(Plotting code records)
--- start ---

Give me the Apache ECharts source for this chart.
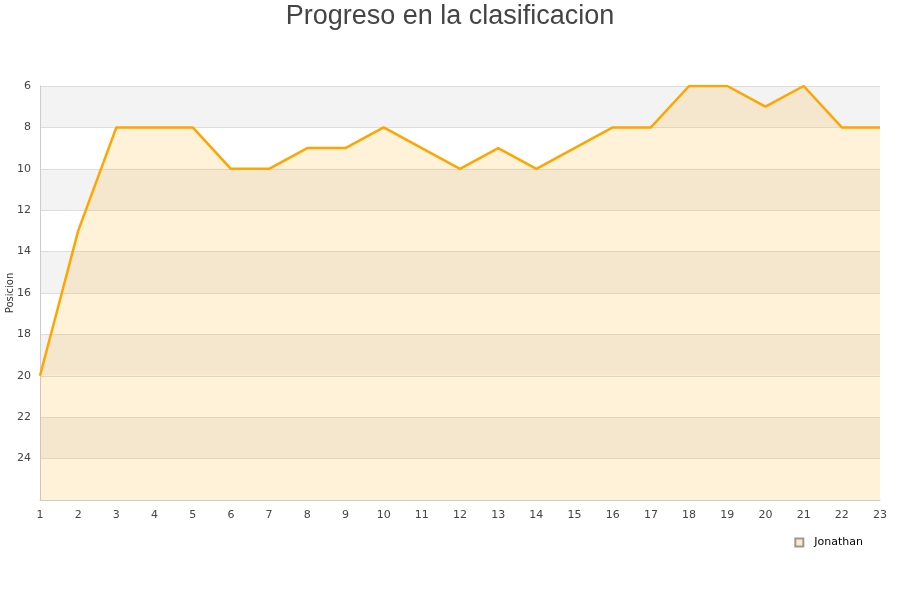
<!DOCTYPE html>
<html><head><meta charset="utf-8">
<script src="https://cdn.jsdelivr.net/npm/echarts@6/dist/echarts.min.js"></script>
<style>html,body{margin:0;padding:0;background:#fff}#c{width:900px;height:600px}</style>
</head><body><div id="c"></div>
<script>
var jornadas = ['1','2','3','4','5','6','7','8','9','10','11','12','13','14','15','16','17','18','19','20','21','22','23'];
var posiciones = [20,13,8,8,8,10,10,9,9,8,9,10,9,10,9,8,8,6,6,7,6,8,8];
var yTicks = {min:6, max:26, interval:2};
var chart = echarts.init(document.getElementById('c'));
chart.setOption({
  animation:false,
  title:{text:'Progreso en la clasificacion', left:'center', top:-2,
    textStyle:{fontFamily:'Liberation Sans', fontSize:27, fontWeight:'normal', color:'#444'}},
  grid:{left:40, right:20, top:86, bottom:100, containLabel:false, outerBoundsMode:'none'},
  legend:{data:['Jonathan'], right:32, top:532, itemWidth:8, itemHeight:8, icon:'rect',
    textStyle:{fontFamily:'DejaVu Sans', fontSize:11, color:'#000', padding:[0,0,0,6]}},
  xAxis:{type:'category', data:jornadas, boundaryGap:false,
    axisLine:{lineStyle:{color:'#ccc'}}, axisTick:{show:false},
    axisLabel:{fontFamily:'DejaVu Sans', fontSize:11, color:'#444', margin:10},
    splitLine:{show:false}},
  yAxis:{type:'value', inverse:true, min:yTicks.min, max:yTicks.max, interval:yTicks.interval,
    name:'Posicion', nameLocation:'middle', nameGap:25, nameMoveOverlap:false,
    nameTextStyle:{fontFamily:'DejaVu Sans', fontSize:10, color:'#333'},
    axisLine:{show:true, lineStyle:{color:'#ccc'}}, axisTick:{show:false},
    axisLabel:{fontFamily:'DejaVu Sans', fontSize:11, color:'#444', margin:9,
      formatter:function(v){return v===26?'':v;}},
    splitLine:{lineStyle:{color:'#ddd'}},
    splitArea:{show:true, areaStyle:{color:['#f3f3f3','#ffffff']}}},
  series:[{name:'Jonathan', type:'line', data:posiciones, showSymbol:false, symbol:'none',
    lineStyle:{color:'#ffa500', width:2.5},
    itemStyle:{color:'#fdebc8', borderColor:'#999', borderWidth:1},
    areaStyle:{color:'rgba(255,165,0,0.21)', origin:'end'}}]
});
</script></body></html>
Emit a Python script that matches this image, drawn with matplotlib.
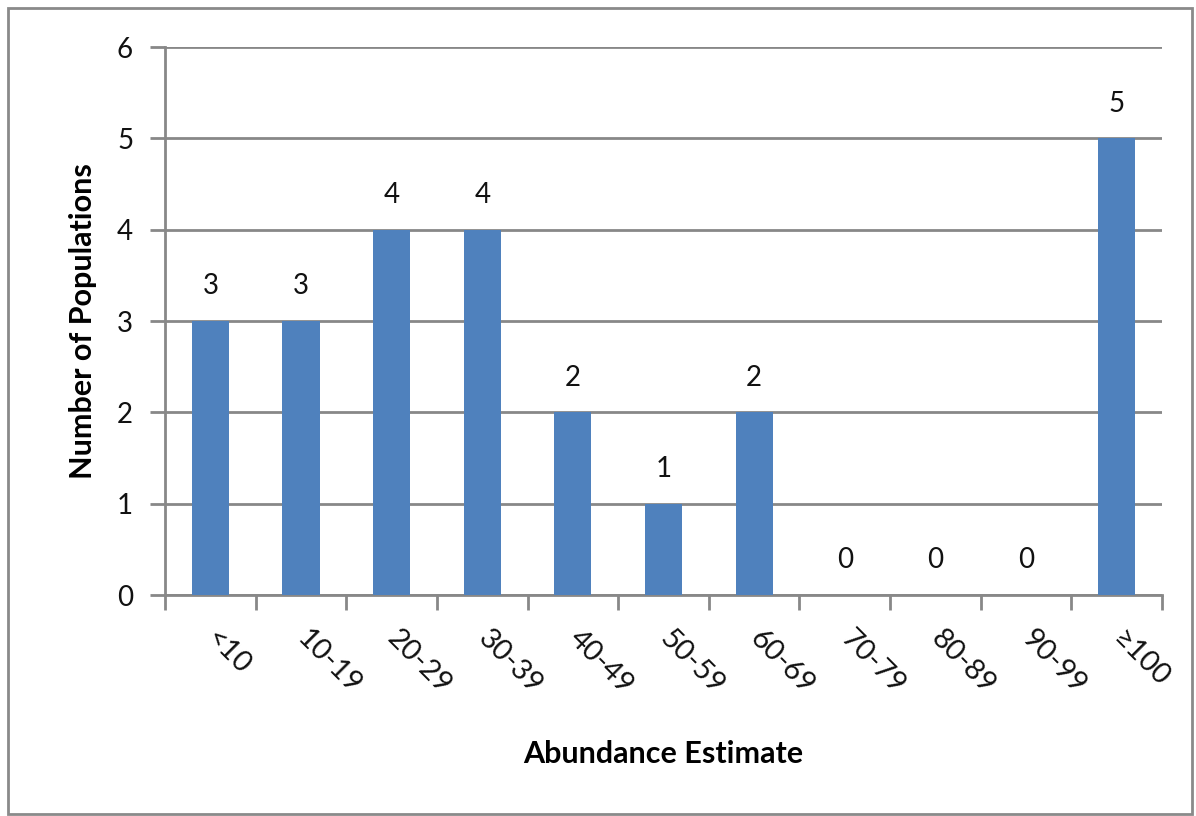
import matplotlib.pyplot as plt
from matplotlib.patches import Rectangle
import numpy as np

categories = ["<10", "10-19", "20-29", "30-39", "40-49", "50-59",
              "60-69", "70-79", "80-89", "90-99", "\u2265100"]
populations = [3, 3, 4, 4, 2, 1, 2, 0, 0, 0, 5]

plt.rcParams["font.family"] = ["Lato", "DejaVu Sans"]

fig = plt.figure(figsize=(11.96, 8.16), dpi=100)
ax = fig.add_axes([0.138, 0.2708, 0.8336, 0.6716])

grid_c = "#888888"
bar_c = "#4F81BD"
text_c = "#111111"

x = np.arange(len(categories))
ax.bar(x, populations, width=0.41, color=bar_c, zorder=3)

for xi, v in zip(x, populations):
    ax.annotate(str(v), (xi, v), xytext=(0, 25), textcoords="offset points",
                ha="center", va="center", fontsize=20, color=text_c)

ax.set_xlim(-0.5, len(categories) - 0.5)
ax.set_ylim(0, 6)
ax.set_yticks(range(7))
ax.yaxis.grid(True, color=grid_c, linewidth=2, zorder=0)
ax.tick_params(axis="y", length=11, width=2, color=grid_c, labelsize=20,
               pad=12, labelcolor=text_c)

# category boundaries carry the tick marks, labels sit at the centres
ax.set_xticks(np.arange(len(categories) + 1) - 0.5)
ax.set_xticklabels([])
ax.tick_params(axis="x", length=11, width=2, color=grid_c, direction="out")
ax.set_xticks(x, minor=True)
ax.set_xticklabels(categories, minor=True)
ax.tick_params(axis="x", which="minor", length=0, labelsize=21, pad=28,
               labelcolor=text_c)
for lab in ax.get_xticklabels(minor=True):
    lab.set_rotation(-45)
    lab.set_rotation_mode("anchor")
    lab.set_ha("left")
    lab.set_va("center")

for side in ("top", "right"):
    ax.spines[side].set_visible(False)
for side in ("left", "bottom"):
    ax.spines[side].set_color(grid_c)
    ax.spines[side].set_linewidth(2)

ax.set_xlabel("Abundance Estimate", fontsize=22, fontweight="bold")
ax.set_ylabel("Number of Populations", fontsize=22, fontweight="bold")
ax.xaxis.set_label_coords(0.5, -0.265)
ax.yaxis.set_label_coords(-0.068, 0.5)

# outer chart frame
fig.patches.append(Rectangle((0.007, 0.002), 0.99, 0.988,
                             transform=fig.transFigure, fill=False,
                             edgecolor="#8a8a8a", linewidth=2))

fig.savefig("out.png", dpi=100)
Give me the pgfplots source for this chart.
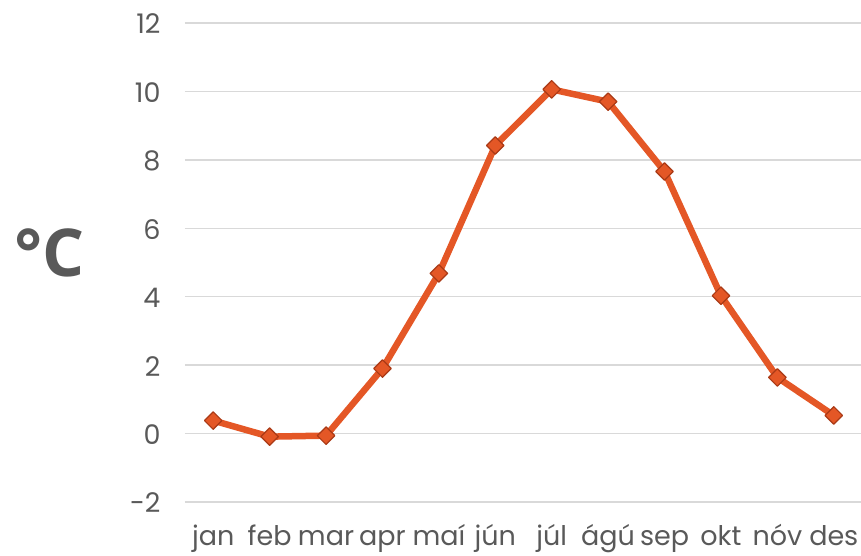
\documentclass[border=0pt]{standalone}
\usepackage{fontspec}
\setmainfont{Poppins}
\newfontfamily\labelfont{Open Sans}
\usepackage{pgfplots}
\pgfplotsset{compat=1.18}
\definecolor{LineOrange}{RGB}{228,87,38}
\definecolor{MarkEdge}{RGB}{170,58,22}
\definecolor{GridGray}{RGB}{217,217,217}
\definecolor{TextGray}{RGB}{89,89,89}
\begin{document}
\begin{tikzpicture}
\useasboundingbox (-185pt,-53pt) rectangle (676pt,502pt);
\begin{axis}[
    scale only axis,
    width=677pt, height=479pt,
    xmin=-0.5, xmax=11.5,
    ymin=-2, ymax=12,
    axis line style={draw=none},
    tick style={draw=none},
    ytick={-2,0,...,12},
    xtick={0,...,11},
    xticklabels={jan,feb,mar,apr,maí,jún,júl,ágú,sep,okt,nóv,des},
    ymajorgrids,
    major grid style={GridGray, line width=1.5pt},
    ticklabel style={font=\fontsize{27}{30}\selectfont, text=TextGray},
    /pgf/number format/assume math mode=true,
    yticklabel style={xshift=-21pt, yshift=-1pt},
    xticklabel style={anchor=base, yshift=-43pt},
    ylabel={°C},
    ylabel style={rotate=-90, font=\labelfont\bfseries\fontsize{66}{70}\selectfont,
      text=TextGray, at={(axis description cs:-0.2,0.52)}, anchor=center},
    clip=false,
]
\addplot[LineOrange, line width=6.5pt, line join=round,
    mark=square*, mark size=6.2pt,
    mark options={rotate=45, fill=LineOrange, draw=MarkEdge, line width=1.2pt}]
  coordinates {
    (0,0.38) (1,-0.09) (2,-0.06) (3,1.9) (4,4.68) (5,8.42)
    (6,10.06) (7,9.7) (8,7.66) (9,4.03) (10,1.64) (11,0.53)
  };
\end{axis}
\end{tikzpicture}
\end{document}
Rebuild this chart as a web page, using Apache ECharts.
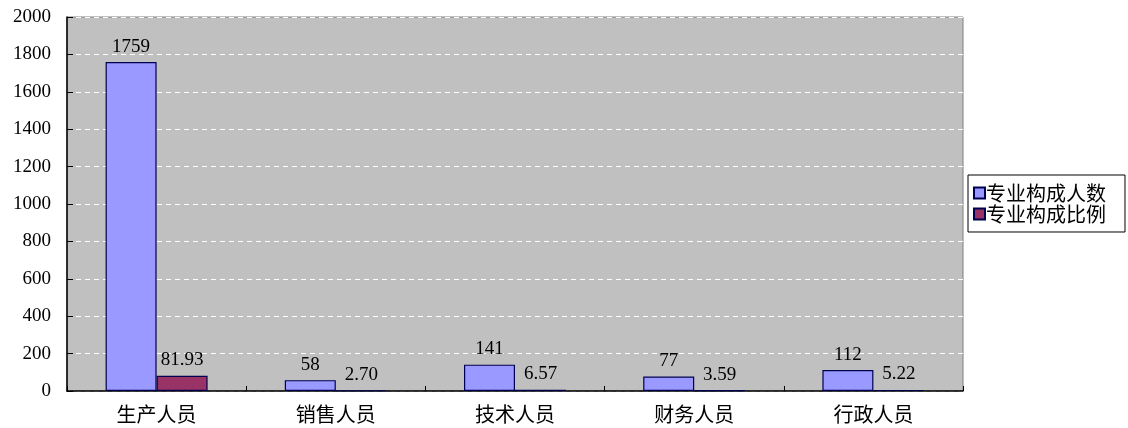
<!DOCTYPE html>
<html>
<head>
<meta charset="utf-8">
<script src="https://cdn.jsdelivr.net/npm/echarts@6/dist/echarts.min.js"></script>
<style>
    html, body { margin: 0; padding: 0; background: #fff; }
    #chart { width: 1128px; height: 428px; }
</style>
</head>
<body>
<div id="chart"></div>
<script>
var categories = ['生产人员', '销售人员', '技术人员', '财务人员', '行政人员'];
var countValues = [1759, 58, 141, 77, 112];
var ratioValues = [81.93, 2.70, 6.57, 3.59, 5.22];
var seriesNames = ['专业构成人数', '专业构成比例'];

var serif = '"Liberation Serif", "Times New Roman", serif';
var cjk = '"Noto Sans CJK SC", sans-serif';

var myChart = echarts.init(document.getElementById('chart'));

myChart.setOption({
    animation: false,
    grid: {
        left: 67,
        right: 165,
        top: 17,
        bottom: 37,
        show: true,
        backgroundColor: '#c0c0c0',
        borderColor: '#808080',
        borderWidth: 1
    },
    legend: {
        orient: 'vertical',
        left: 968,
        top: 175,
        padding: [8, 19, 8, 5],
        itemGap: 1,
        itemWidth: 11,
        itemHeight: 11,
        icon: 'rect',
        borderColor: '#000',
        borderWidth: 1,
        backgroundColor: '#fff',
        textStyle: { fontFamily: cjk, fontSize: 20, color: '#000', padding: [0, 0, 0, -4] },
        data: seriesNames
    },
    xAxis: {
        type: 'category',
        data: categories,
        axisLine: { lineStyle: { color: '#000', width: 1.5 } },
        axisTick: { show: true, inside: true, length: 5, lineStyle: { color: '#000' } },
        axisLabel: { fontFamily: cjk, fontSize: 20, color: '#000', margin: 13 }
    },
    yAxis: {
        type: 'value',
        min: 0,
        max: 2000,
        interval: 200,
        axisLine: { show: true, lineStyle: { color: '#000', width: 1.5 } },
        axisTick: { show: true, inside: true, length: 6, lineStyle: { color: '#000' } },
        axisLabel: {
            fontFamily: serif,
            fontSize: 19,
            color: '#000',
            margin: 16,
            formatter: function (v) {
                return String(v);
            }
        },
        splitLine: { lineStyle: { color: '#fff', type: [5, 4], width: 1 } }
    },
    series: [
        {
            name: seriesNames[0],
            type: 'bar',
            barWidth: 51,
            barGap: 0,
            data: countValues,
            itemStyle: { color: '#9999ff', borderColor: '#000050', borderWidth: 1.2 },
            label: {
                show: true,
                position: 'top',
                distance: 6,
                fontFamily: serif,
                fontSize: 19,
                color: '#000'
            }
        },
        {
            name: seriesNames[1],
            type: 'bar',
            barWidth: 51,
            barGap: 0,
            data: ratioValues,
            itemStyle: { color: '#993366', borderColor: '#000050', borderWidth: 1.2 },
            label: {
                show: true,
                position: 'top',
                distance: 6,
                fontFamily: serif,
                fontSize: 19,
                color: '#000',
                formatter: function (p) {
                    return p.value.toFixed(2);
                }
            }
        }
    ]
});
</script>
</body>
</html>
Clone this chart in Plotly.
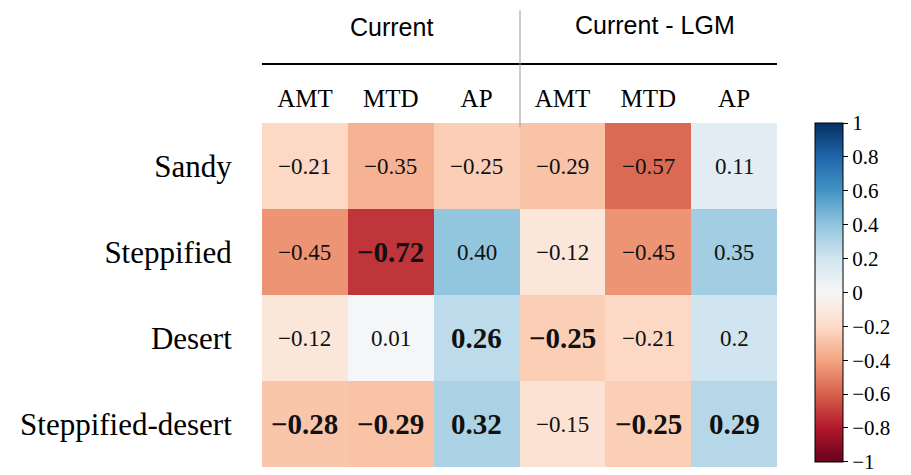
import plotly.graph_objects as go

rows = ["Sandy", "Steppified", "Desert", "Steppified-desert"]
cols = ["AMT", "MTD", "AP", "AMT", "MTD", "AP"]
groups = ["Current", "Current - LGM"]
values = [
    [-0.21, -0.35, -0.25, -0.29, -0.57, 0.11],
    [-0.45, -0.72, 0.40, -0.12, -0.45, 0.35],
    [-0.12, 0.01, 0.26, -0.25, -0.21, 0.20],
    [-0.28, -0.29, 0.32, -0.15, -0.25, 0.29],
]
labels = [
    ["−0.21", "−0.35", "−0.25", "−0.29", "−0.57", "0.11"],
    ["−0.45", "−0.72", "0.40", "−0.12", "−0.45", "0.35"],
    ["−0.12", "0.01", "0.26", "−0.25", "−0.21", "0.2"],
    ["−0.28", "−0.29", "0.32", "−0.15", "−0.25", "0.29"],
]
bold = [
    [0, 0, 0, 0, 0, 0],
    [0, 1, 0, 0, 0, 0],
    [0, 0, 1, 1, 0, 0],
    [1, 1, 1, 0, 1, 1],
]
cb_vals = [1, 0.8, 0.6, 0.4, 0.2, 0, -0.2, -0.4, -0.6, -0.8, -1]
cb_text = ["1", "0.8", "0.6", "0.4", "0.2", "0", "−0.2", "−0.4", "−0.6", "−0.8", "−1"]

rdbu = ['#67001f', '#b2182b', '#d6604d', '#f4a582', '#fddbc7', '#f7f7f7',
        '#d1e5f0', '#92c5de', '#4393c3', '#2166ac', '#053061']
cscale = [[i / 10, c] for i, c in enumerate(rdbu)]

xs = list(range(len(cols)))
fig = go.Figure(go.Heatmap(
    z=values, x=xs, y=rows, zmin=-1.0005, zmax=1.0005, colorscale=cscale,
    xgap=0, ygap=0,
    colorbar=dict(
        x=1.054, xanchor="left", xpad=10, y=0.5075, yanchor="middle", ypad=0,
        len=0.985, lenmode="fraction",
        thickness=28, thicknessmode="pixels", outlinewidth=1, outlinecolor="black",
        tickvals=cb_vals, ticktext=cb_text, ticks="outside", ticklen=5, tickcolor="black",
        ticklabeloverflow="allow",
        tickfont=dict(family="Liberation Serif", size=21, color="black"),
    ),
    hoverinfo="skip",
))

for i, r in enumerate(rows):
    for j in xs:
        b = bold[i][j]
        fig.add_annotation(
            x=j, y=r, xref="x", yref="y", showarrow=False,
            text=f"<b>{labels[i][j]}</b>" if b else labels[i][j],
            font=dict(family="Liberation Serif", size=29 if b else 23, color="#111"),
        )

fig.add_annotation(x=0.252, y=1.279, xref="paper", yref="paper", showarrow=False,
                   xanchor="center", yanchor="middle",
                   text=groups[0], font=dict(family="Liberation Sans", size=25, color="black"))
fig.add_annotation(x=0.763, y=1.285, xref="paper", yref="paper", showarrow=False,
                   xanchor="center", yanchor="middle",
                   text=groups[1], font=dict(family="Liberation Sans", size=25, color="black"))
fig.add_shape(type="line", xref="paper", yref="paper", x0=0, x1=1, y0=1.1715, y1=1.1715,
              line=dict(color="black", width=2))
fig.add_shape(type="line", xref="paper", yref="paper", x0=0.501, x1=0.501, y0=0.988, y1=1.328,
              line=dict(color="#999", width=1))

fig.update_layout(
    width=911, height=475, margin=dict(l=262, r=134, t=123, b=8, autoexpand=False),
    paper_bgcolor="white", plot_bgcolor="white",
    xaxis=dict(side="top", tickvals=xs, ticktext=cols, ticks="outside", ticklen=5,
               tickcolor="rgba(0,0,0,0)", showgrid=False, zeroline=False, showline=False,
               tickfont=dict(family="Liberation Serif", size=25, color="black"),
               range=[-0.5, 5.5]),
    yaxis=dict(autorange="reversed", ticks="outside", ticklen=23, tickcolor="rgba(0,0,0,0)",
               showgrid=False, zeroline=False, showline=False,
               tickfont=dict(family="Liberation Serif", size=31, color="black")),
)
fig.write_html("out.html", config={"displayModeBar": False},
               post_script="document.body.style.margin='0';")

--- end ---

- **Task to carry out**:
Starting at the line that contains "Rebuild this chart" and stopping after the line that contains "var myChart = echarts.init(document.getElementById('chart'));", copy every line exactly. Leave any pictures behind.

- **Solution to this task**:
Rebuild this chart as a web page, using Apache ECharts.
<!DOCTYPE html>
<html>
<head>
<meta charset="utf-8">
<script src="https://cdn.jsdelivr.net/npm/echarts@6/dist/echarts.min.js"></script>
<style>
    html, body { margin: 0; padding: 0; background: #fff; }
    #chart { width: 1128px; height: 428px; }
</style>
</head>
<body>
<div id="chart"></div>
<script>
var categories = ['生产人员', '销售人员', '技术人员', '财务人员', '行政人员'];
var countValues = [1759, 58, 141, 77, 112];
var ratioValues = [81.93, 2.70, 6.57, 3.59, 5.22];
var seriesNames = ['专业构成人数', '专业构成比例'];

var serif = '"Liberation Serif", "Times New Roman", serif';
var cjk = '"Noto Sans CJK SC", sans-serif';

var myChart = echarts.init(document.getElementById('chart'));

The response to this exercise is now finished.